Pauli exclusion principle in an electron beam Do electrons in an electron beam (cathode ray) follow the Pauli exclusion principle? Or in other words, does the Pauli exclusion principle apply for the beam of electrons?
 A: If by the exclusion principle you mean that the total wave function is anti-symmetric under particle exchange, then yes.
A: A cathode ray tube where the electrons are randomly ejected and are not constrained in space  the Pauli exclusion seems irrelevant..
In structured beams though, things may be different:

The Pauli Exclusion Principle places a fundamental limit on the brightness of an electron beam.  Developing a cathode which can reach this limit is useful for achieving maximum operation in current applications of electron beams, but also opens new areas of physics to be explored.  When the phase space  of the electron beam is filled to the maximum density, the electrons will experience a degeneracy
  pressure, similar to that which keeps a neutron star from collapsing. One promising source or a quantum degenerate beam is field emission from adsorbates on carbon nanotubes.  Adsorbates have been shown to provide several orders of magnitude enhancement to emission brightness, which approaches the degeneracy limit. We have developed experiments to test various adsorbates, in order to find those which bind tightest and provide the largest enhancement in brightness.  Continuing work to discover better adsorbates should soon allow for the generation of a quantum degenerate electron beam .

So it seems to be an aim, to reach the degeneracy limit given by the Pauli exclusion principle.
A: Yes, it must do.
The available number of quantum states per unit volume for an electron is given by
$$ g(p)\ dp = \frac{8 \pi p^2}{h^3}\ dp\  ,$$
where $p$ is the particle momentum.
If we have a beam of particles with a spread of momentum $\Delta p$ around a mean value $p$, then the maximum number density that those particles can have is
$$ n_{\rm max} \simeq \frac{8\pi p^2}{h^3}\ \Delta p$$
To increase the number density of particles you must either allow them to have a broader spread of momentum or increase the average momentum.

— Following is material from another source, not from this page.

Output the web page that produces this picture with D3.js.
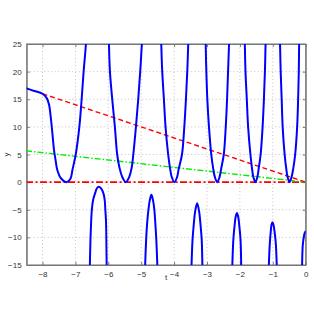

The limit on number density will in turn lead to a limit on the current density that can be carried by the beam. If for simplicity we consider non-relativistic electrons with $p \ll m_e c$, then $J = nep/m_e$ and
$$J_{\rm max} = \frac{16 \pi e m_e}{h^3} E\ \Delta E,$$
where $E$ is the electron kinetic energy.
For example, imagine a 100 keV electron beam, collimated so that all the electrons have energies within 1 eV. The maximum current density would be about $6 \times 10^{19}$ A/m$^2$ and the electron number density would be $ \sim 10^{30}$ m$^{-3}$ !
All this of course ignores the vast Coulomb repulsion you would have to overcome in assembling such a beam.